__Stored records__:

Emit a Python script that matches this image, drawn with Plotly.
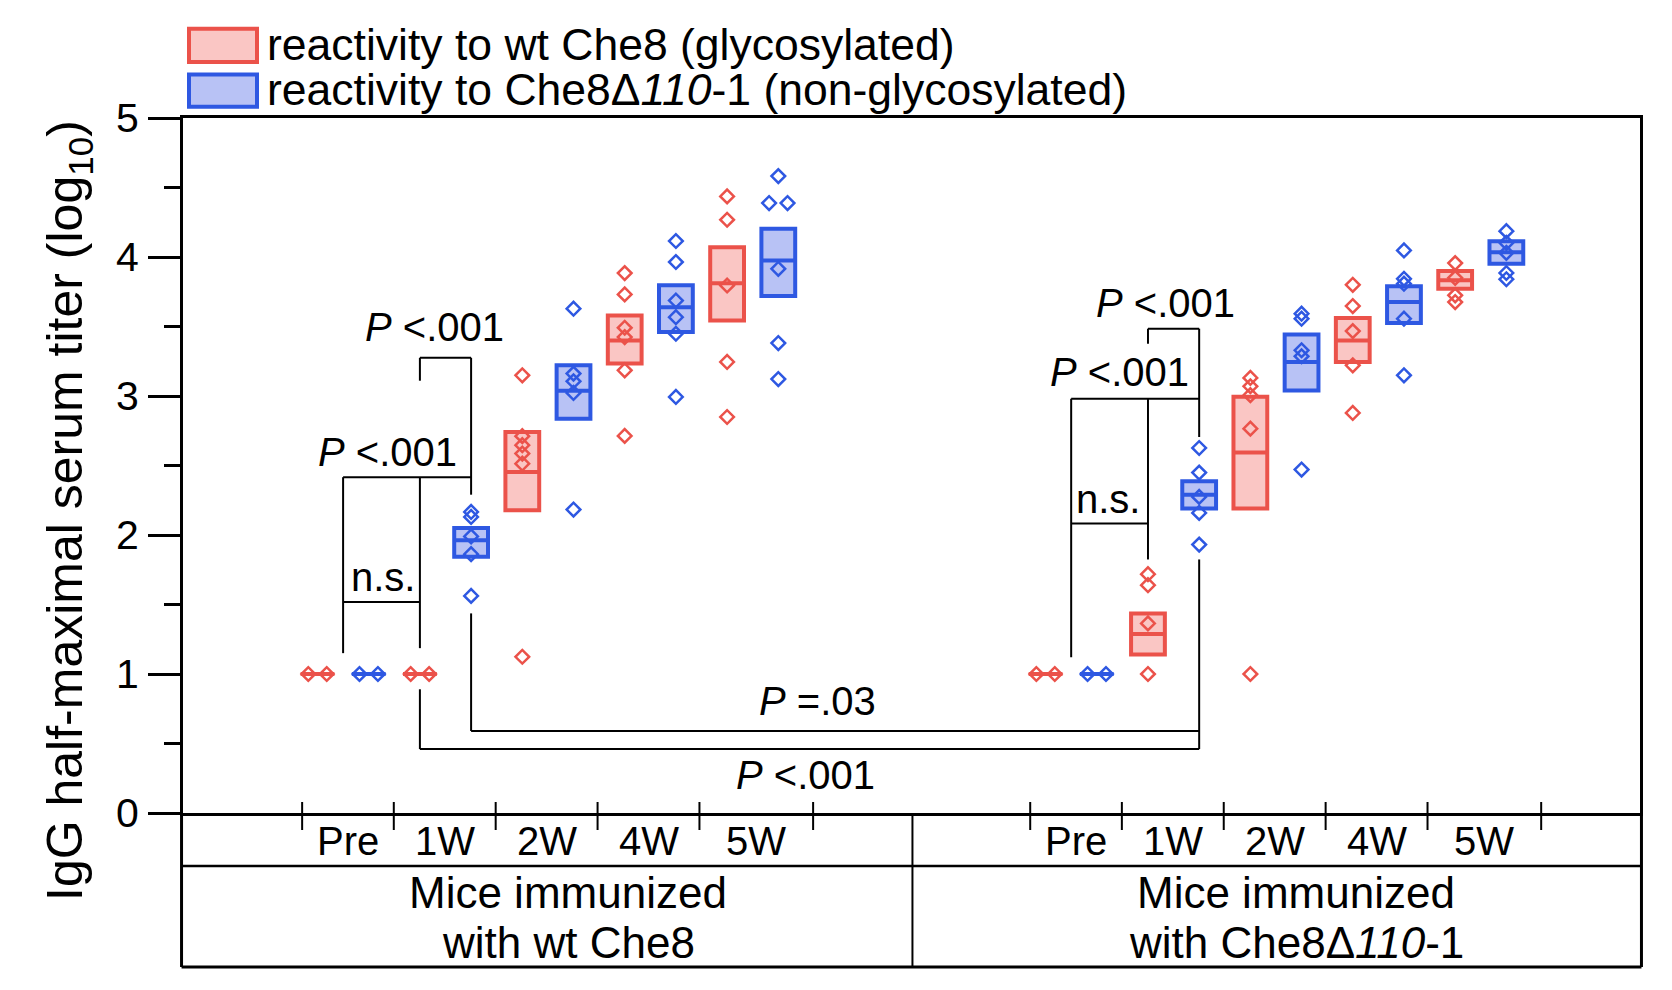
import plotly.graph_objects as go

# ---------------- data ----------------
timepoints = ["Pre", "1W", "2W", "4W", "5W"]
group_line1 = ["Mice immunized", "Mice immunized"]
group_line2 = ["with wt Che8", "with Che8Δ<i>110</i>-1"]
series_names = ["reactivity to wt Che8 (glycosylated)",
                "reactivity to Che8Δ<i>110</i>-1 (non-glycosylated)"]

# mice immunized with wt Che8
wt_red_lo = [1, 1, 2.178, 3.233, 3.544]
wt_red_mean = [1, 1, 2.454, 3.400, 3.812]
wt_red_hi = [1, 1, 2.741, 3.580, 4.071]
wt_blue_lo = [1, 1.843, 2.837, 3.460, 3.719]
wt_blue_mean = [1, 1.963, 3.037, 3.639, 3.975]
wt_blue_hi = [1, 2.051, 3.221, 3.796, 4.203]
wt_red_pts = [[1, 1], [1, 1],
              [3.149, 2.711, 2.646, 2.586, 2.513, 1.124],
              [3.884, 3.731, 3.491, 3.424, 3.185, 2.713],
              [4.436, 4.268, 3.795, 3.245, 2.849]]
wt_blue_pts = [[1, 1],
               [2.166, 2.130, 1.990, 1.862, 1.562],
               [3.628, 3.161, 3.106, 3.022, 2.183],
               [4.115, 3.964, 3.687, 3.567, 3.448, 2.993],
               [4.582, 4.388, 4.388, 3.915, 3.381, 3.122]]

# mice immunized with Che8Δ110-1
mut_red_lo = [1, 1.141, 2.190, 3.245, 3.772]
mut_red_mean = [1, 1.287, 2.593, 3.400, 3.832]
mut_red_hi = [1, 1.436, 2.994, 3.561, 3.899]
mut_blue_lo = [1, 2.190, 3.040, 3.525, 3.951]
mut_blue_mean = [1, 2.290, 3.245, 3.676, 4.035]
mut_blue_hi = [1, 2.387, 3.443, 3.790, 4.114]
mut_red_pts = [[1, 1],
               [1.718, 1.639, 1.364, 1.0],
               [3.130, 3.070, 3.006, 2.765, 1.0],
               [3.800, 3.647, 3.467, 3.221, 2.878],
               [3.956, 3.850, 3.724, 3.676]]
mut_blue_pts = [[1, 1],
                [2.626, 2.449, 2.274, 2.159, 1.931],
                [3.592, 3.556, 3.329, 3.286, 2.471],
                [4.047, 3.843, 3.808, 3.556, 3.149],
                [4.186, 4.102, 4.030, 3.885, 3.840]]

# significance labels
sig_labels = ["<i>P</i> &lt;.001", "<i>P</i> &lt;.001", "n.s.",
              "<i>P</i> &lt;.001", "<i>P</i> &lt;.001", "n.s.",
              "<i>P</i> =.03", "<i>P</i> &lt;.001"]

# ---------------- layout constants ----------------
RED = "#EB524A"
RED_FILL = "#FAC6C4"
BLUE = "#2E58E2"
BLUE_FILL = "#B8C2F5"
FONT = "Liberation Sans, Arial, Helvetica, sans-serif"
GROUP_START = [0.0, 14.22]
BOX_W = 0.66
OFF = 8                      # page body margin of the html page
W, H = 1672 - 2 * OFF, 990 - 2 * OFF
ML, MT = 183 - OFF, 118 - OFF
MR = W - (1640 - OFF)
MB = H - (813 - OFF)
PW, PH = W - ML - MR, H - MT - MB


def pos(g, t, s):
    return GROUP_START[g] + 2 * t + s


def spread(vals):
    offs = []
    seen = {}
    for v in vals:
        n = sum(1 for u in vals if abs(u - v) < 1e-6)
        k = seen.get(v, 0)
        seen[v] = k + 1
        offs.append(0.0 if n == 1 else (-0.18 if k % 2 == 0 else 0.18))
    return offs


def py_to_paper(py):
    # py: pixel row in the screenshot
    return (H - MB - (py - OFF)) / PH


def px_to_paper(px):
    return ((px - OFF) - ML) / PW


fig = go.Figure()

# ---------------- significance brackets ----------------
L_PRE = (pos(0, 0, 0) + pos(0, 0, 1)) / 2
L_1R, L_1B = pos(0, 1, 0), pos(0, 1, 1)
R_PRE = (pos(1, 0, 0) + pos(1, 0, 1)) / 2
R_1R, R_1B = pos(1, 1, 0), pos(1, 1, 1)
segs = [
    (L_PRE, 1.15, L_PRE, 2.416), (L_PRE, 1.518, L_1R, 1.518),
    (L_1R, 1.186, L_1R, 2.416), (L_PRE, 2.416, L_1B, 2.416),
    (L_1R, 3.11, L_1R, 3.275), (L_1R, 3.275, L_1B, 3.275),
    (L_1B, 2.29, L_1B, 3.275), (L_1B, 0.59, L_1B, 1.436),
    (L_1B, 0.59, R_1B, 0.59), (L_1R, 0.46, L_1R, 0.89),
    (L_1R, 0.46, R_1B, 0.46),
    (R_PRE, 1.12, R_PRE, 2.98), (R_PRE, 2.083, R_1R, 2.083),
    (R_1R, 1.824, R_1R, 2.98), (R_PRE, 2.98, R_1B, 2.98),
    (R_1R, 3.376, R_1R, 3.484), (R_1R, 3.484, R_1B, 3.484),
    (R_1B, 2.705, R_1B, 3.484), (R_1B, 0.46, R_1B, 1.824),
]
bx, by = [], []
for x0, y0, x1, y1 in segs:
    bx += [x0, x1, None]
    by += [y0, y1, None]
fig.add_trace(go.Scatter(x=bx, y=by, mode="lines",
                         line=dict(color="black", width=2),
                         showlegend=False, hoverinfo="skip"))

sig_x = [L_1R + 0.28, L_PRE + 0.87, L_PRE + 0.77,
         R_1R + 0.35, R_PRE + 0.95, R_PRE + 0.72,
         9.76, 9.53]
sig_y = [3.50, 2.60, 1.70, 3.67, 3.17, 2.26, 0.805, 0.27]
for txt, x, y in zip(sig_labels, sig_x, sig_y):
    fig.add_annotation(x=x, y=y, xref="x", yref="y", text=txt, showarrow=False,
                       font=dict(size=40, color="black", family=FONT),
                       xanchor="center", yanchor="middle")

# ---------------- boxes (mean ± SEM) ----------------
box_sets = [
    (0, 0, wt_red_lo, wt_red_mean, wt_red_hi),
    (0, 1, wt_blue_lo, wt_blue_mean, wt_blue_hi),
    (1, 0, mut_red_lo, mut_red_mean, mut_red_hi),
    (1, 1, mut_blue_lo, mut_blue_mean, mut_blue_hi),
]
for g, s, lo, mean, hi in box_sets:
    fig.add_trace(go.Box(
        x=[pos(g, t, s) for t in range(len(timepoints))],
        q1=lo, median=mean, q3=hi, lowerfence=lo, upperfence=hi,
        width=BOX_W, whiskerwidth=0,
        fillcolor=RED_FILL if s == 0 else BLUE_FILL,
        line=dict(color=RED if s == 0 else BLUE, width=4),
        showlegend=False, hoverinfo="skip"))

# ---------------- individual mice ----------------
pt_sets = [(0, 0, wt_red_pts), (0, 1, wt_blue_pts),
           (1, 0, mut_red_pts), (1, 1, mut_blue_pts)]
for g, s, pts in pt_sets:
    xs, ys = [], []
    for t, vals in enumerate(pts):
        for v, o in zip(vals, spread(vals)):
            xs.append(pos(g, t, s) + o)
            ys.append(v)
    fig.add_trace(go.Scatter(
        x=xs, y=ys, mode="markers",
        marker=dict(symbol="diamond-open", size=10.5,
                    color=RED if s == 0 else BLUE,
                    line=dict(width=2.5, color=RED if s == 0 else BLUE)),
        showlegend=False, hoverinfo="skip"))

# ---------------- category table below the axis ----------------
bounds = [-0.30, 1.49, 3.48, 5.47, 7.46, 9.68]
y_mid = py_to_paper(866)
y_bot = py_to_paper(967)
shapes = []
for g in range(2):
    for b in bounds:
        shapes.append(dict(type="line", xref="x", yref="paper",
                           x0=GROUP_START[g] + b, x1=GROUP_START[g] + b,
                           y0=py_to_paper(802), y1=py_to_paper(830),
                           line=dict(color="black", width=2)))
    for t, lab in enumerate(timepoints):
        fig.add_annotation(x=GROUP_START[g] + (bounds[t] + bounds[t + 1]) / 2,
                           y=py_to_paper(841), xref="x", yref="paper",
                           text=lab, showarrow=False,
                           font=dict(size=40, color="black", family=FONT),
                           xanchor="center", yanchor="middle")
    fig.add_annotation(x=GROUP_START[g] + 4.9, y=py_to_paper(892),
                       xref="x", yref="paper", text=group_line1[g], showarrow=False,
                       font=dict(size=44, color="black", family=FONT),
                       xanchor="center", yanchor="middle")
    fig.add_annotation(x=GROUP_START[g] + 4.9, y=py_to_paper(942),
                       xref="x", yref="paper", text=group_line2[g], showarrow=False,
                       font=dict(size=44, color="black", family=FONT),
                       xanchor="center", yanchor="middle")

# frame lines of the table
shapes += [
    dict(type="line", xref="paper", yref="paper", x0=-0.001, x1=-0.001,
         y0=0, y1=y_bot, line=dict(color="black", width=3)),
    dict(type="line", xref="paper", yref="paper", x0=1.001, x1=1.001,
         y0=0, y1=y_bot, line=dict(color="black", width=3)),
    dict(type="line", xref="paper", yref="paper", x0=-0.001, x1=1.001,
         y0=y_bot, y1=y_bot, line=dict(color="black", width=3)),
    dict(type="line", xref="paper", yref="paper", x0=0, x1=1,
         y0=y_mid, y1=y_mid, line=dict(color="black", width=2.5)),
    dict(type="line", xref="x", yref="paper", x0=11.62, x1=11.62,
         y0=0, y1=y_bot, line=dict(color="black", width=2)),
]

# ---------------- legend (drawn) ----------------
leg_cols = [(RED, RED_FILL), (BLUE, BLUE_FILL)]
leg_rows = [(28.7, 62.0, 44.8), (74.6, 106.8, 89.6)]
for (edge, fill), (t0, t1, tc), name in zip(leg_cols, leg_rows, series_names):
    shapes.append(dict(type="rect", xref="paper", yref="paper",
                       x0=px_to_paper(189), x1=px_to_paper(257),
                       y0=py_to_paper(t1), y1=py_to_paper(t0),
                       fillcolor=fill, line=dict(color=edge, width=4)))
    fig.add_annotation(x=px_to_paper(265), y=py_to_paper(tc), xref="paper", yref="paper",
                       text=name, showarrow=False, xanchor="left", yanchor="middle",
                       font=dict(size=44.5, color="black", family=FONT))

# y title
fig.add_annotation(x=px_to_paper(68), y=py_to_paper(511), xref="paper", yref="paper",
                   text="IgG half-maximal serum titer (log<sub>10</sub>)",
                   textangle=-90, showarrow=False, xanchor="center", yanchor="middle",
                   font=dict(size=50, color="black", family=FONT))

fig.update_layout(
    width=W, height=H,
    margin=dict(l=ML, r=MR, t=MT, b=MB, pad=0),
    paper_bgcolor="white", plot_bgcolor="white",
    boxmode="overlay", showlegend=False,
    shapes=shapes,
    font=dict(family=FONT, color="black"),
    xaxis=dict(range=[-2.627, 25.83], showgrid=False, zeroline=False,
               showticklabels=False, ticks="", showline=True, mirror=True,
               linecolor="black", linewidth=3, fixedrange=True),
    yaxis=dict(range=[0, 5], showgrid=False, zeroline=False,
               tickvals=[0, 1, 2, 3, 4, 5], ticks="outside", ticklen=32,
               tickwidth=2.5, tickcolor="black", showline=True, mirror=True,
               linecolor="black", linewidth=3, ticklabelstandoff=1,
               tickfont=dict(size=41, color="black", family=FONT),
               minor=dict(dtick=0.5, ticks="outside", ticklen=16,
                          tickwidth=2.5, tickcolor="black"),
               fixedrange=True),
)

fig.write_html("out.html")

==

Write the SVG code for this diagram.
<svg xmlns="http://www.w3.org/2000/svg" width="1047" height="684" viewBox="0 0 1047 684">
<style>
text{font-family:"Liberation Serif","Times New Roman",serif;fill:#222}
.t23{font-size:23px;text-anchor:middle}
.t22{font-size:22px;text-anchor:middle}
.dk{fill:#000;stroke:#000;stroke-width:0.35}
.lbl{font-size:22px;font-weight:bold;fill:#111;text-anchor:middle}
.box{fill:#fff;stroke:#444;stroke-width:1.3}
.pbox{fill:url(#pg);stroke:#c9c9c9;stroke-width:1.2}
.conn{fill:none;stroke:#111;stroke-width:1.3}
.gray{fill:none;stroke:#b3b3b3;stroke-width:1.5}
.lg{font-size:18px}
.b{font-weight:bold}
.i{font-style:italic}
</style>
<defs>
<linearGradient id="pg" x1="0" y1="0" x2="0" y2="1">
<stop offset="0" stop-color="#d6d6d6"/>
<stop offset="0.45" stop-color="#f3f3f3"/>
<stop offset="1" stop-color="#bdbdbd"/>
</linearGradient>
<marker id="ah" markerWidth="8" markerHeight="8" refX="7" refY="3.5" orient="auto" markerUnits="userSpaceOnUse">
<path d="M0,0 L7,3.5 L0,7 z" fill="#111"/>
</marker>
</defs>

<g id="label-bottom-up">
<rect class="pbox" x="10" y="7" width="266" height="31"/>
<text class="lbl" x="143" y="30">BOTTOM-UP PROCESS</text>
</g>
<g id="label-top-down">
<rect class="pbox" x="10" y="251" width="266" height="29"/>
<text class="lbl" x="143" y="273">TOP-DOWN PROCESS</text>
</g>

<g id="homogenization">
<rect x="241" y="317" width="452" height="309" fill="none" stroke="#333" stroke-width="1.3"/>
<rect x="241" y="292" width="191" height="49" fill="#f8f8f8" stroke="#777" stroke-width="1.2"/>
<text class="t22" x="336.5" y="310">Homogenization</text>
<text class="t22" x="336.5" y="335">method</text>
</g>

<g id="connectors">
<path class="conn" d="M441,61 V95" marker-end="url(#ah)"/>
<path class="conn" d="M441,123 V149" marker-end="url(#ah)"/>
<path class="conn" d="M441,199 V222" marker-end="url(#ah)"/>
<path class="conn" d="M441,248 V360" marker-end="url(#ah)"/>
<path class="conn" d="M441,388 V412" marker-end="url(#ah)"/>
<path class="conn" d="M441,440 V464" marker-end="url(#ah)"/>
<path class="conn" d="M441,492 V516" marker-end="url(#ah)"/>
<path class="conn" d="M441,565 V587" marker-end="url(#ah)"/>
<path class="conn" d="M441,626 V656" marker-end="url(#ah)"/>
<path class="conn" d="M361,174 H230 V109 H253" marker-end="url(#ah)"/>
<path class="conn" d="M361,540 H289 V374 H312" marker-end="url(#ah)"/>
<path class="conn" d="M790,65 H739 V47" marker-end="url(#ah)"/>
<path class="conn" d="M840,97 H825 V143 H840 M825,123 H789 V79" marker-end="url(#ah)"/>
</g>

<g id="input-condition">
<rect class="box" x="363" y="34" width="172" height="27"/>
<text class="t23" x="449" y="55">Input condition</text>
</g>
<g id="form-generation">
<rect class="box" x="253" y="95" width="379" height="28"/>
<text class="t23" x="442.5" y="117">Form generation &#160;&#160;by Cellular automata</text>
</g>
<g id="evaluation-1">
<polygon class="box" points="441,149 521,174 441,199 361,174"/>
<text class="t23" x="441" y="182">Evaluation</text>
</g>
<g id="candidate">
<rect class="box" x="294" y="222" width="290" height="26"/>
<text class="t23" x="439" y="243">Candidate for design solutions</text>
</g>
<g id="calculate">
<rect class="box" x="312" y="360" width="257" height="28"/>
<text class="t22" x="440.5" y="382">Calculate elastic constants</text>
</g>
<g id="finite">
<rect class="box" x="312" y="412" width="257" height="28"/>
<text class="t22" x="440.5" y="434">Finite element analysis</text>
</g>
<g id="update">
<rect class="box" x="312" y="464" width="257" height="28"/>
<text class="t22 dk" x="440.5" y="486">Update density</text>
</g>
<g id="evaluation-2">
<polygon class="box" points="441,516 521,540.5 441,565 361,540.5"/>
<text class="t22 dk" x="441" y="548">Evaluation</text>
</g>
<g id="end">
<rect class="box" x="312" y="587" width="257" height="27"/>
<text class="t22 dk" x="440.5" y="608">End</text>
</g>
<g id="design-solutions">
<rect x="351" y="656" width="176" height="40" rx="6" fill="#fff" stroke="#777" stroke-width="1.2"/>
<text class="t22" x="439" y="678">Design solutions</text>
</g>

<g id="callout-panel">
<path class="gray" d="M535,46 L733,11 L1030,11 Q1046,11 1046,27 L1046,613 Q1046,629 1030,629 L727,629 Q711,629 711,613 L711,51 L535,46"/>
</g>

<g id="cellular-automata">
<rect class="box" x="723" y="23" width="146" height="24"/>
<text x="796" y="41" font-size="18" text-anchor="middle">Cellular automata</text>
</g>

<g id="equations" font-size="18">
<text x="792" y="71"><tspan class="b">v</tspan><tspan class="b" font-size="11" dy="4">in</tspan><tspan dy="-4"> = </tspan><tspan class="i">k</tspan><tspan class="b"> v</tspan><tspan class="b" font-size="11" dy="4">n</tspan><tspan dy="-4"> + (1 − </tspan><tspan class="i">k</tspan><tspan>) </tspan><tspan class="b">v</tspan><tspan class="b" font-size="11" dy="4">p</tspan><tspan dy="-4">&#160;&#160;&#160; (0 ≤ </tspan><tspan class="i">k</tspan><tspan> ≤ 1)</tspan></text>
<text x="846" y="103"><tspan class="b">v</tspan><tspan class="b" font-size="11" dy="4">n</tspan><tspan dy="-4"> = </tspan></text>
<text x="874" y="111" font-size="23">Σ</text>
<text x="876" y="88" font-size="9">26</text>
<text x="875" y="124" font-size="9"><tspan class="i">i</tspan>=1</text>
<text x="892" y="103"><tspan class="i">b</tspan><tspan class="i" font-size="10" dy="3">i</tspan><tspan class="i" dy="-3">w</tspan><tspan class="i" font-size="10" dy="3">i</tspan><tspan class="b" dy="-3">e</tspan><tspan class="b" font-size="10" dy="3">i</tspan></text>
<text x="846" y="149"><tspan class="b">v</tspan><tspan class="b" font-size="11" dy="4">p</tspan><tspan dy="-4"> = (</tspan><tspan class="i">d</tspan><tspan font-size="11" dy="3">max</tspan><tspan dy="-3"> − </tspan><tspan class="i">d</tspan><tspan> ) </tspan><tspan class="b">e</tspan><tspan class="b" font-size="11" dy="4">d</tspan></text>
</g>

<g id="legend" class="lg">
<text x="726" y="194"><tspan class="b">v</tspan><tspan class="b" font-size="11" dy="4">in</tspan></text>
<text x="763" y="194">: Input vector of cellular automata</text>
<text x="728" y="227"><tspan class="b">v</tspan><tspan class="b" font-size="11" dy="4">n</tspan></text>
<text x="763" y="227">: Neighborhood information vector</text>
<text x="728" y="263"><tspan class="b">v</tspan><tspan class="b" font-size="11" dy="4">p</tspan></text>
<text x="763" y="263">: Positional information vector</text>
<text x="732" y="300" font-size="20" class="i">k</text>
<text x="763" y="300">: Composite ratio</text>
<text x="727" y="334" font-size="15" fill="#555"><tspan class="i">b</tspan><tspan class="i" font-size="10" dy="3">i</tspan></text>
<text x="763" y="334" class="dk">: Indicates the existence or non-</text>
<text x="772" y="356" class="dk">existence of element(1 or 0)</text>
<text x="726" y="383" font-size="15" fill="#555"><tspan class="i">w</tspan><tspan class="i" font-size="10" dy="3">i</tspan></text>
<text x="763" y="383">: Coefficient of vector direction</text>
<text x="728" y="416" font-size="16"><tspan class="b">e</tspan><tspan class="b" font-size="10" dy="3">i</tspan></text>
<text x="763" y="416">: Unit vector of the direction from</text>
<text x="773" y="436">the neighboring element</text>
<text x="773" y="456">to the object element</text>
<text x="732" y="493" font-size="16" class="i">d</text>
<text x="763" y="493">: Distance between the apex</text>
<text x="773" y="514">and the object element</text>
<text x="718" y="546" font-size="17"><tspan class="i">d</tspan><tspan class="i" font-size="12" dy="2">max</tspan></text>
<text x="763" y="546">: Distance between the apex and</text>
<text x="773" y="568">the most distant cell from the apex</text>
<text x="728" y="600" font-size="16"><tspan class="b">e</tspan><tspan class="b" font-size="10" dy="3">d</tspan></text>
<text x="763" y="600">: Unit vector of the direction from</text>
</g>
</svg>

__STATED PROBLEM__: Reproduce the lines above starting at the one with "Emit a Python" and ending at the one with "[4.582, 4.388, 4.388, 3.915, 3.381, 3.122]]", both included, exactly and with no pictures.

__SOLUTION TO THE EXERCISE__:
Emit a Python script that matches this image, drawn with Plotly.
import plotly.graph_objects as go

# ---------------- data ----------------
timepoints = ["Pre", "1W", "2W", "4W", "5W"]
group_line1 = ["Mice immunized", "Mice immunized"]
group_line2 = ["with wt Che8", "with Che8Δ<i>110</i>-1"]
series_names = ["reactivity to wt Che8 (glycosylated)",
                "reactivity to Che8Δ<i>110</i>-1 (non-glycosylated)"]

# mice immunized with wt Che8
wt_red_lo = [1, 1, 2.178, 3.233, 3.544]
wt_red_mean = [1, 1, 2.454, 3.400, 3.812]
wt_red_hi = [1, 1, 2.741, 3.580, 4.071]
wt_blue_lo = [1, 1.843, 2.837, 3.460, 3.719]
wt_blue_mean = [1, 1.963, 3.037, 3.639, 3.975]
wt_blue_hi = [1, 2.051, 3.221, 3.796, 4.203]
wt_red_pts = [[1, 1], [1, 1],
              [3.149, 2.711, 2.646, 2.586, 2.513, 1.124],
              [3.884, 3.731, 3.491, 3.424, 3.185, 2.713],
              [4.436, 4.268, 3.795, 3.245, 2.849]]
wt_blue_pts = [[1, 1],
               [2.166, 2.130, 1.990, 1.862, 1.562],
               [3.628, 3.161, 3.106, 3.022, 2.183],
               [4.115, 3.964, 3.687, 3.567, 3.448, 2.993],
               [4.582, 4.388, 4.388, 3.915, 3.381, 3.122]]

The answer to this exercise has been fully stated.